In pratica cosa succede? Se un legittimario viene privato, in tutto od in parte, della sua quota di legittima, per effetto di una disposizione testamentaria o di donazione e/o donazioni poste in essere in vita dal defunto, lo stesso può far valere il proprio diritto all’ottenimento dell’intera quota di legittima mediante l’esperimento di un’apposita azione giudiziaria (la cd. “azione di riduzione”); tale azione peraltro è soggetta al termine di prescrizione di 10 anni dal momento dell’apertura della successione: con tale adempimento esso si precostituisce la sospensione dei termini di cui all’art. 563, 1° comma c.c. e 561, 1° comma c.c.
In questo caso l’azione di restituzione potrà essere esercitata solo dopo la morte del donante medesimo, ed entro i successivi 10 anni da tale evento, al verificarsi peraltro di tutte le seguenti condizioni:
1) che il donante alla sua morte non abbia lasciato beni sufficienti a “coprire” la quota di legittima spettante a tutti i legittimari o non abbia comunque disposto con altre donazioni a favore degli altri legittimari, sicché vi siano dei legittimari pretermessi o lesi nella quota di legittima
2) che verificandosi il caso di cui sub 1) i legittimari lesi intendano far valere le proprie ragioni mediante l’esperimento dell’azione di riduzione (l’azione non è “automatica” ma richiede l’iniziativa di parte e non è escluso che il soggetto interessato possa comunque rinunciare all’esperimento dell’azione, per i più disparati motivi, compreso ad esempio il raggiungimento di un accordo transattivo con gli altri eredi)
3) il donatario, proprio dante causa, nel momento in cui verrà esercitata la azione di riduzione, non abbia nel proprio patrimonio beni sufficienti a soddisfare le ragioni dei legittimari pretermessi o lesi (infatti l’azione di restituzione verso terzi è subordinata alla previa “escussione dei beni del donatario” art. 563 primo comma)
4) non siano già decorsi 20 anni dalla data della trascrizione della donazione, salvo che sia intervenuta opposizione al decorso dei 20 anni da parte del coniuge o di parenti in linea retta (legge 80/2005)
Resta fermo il disposto di cui all’art. 2652 n. 8 c.c., il quale prevede che, in caso di trascrizione della domanda di riduzione oltre i dieci anni dalla morte del de cuius, restano salvi i diritti dei terzi che abbiano acquistato a titolo oneroso in base ad atto trascritto od iscritto in data precedente.
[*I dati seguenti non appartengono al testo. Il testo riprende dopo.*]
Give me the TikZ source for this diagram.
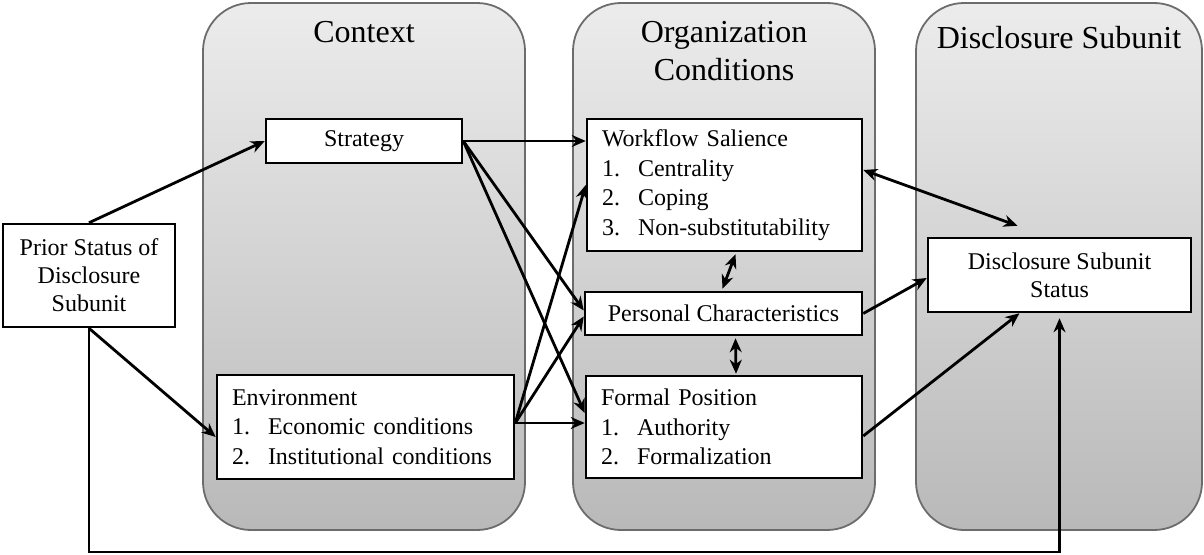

Si può quindi affermare che astrattamente un rischio per l’acquirente esiste, ma è anche un rischio “potenziale” in quanto non è detto che la presenza di una donazione determini di per sé una rivendica del bene da parte di terzi. Tant’è vero la Cassazione (sent. 17.3.1994 n. 2541) ha ritenuto inapplicabile nel caso di specie l’art. 1481 c.c. in quanto tale norma presuppone che “il pericolo di evizione sia effettivo e cioè non meramente presuntivo o putativo, ove esso non può risolversi in un mero timore soggettivo che l’evizione possa verificarsi ….” con la conseguenza che “il semplice fatto che un bene immobile provenga da donazione e possa essere teoricamente oggetto di una futura azione di riduzione per lesione di legittima, esclude di per sé che esista un pericolo effettivo di rivendica e che il compratore possa sospendere il pagamento o pretendere la prestazione di una garanzia”.
Nel suo caso, tuttavia, tale rischio è praticamente nullo, dal momento che le donazioni, fatte a favore di tutti e tre i figli, sono state eque; inoltre, come ha precisato, c’è stata piena accettazione da parte di tutti della donazione.
3 risposte su “la vendita dell’appartamento ereditato”
La disposizione si applica anche nel caso di testamento (in luogo della donazione)?
grazie
E se il donante si risposa e altresì sucecssivamente ha altri figli?
La nuova moglie e i figli del secondo matrimonio sono leggitimari della donazione precedente?
I figli dei figli sono eventualmente esclusi dalla leggitimità alla riduzione?
La garanzia d
della fidjussione risolve il rischio al 100%?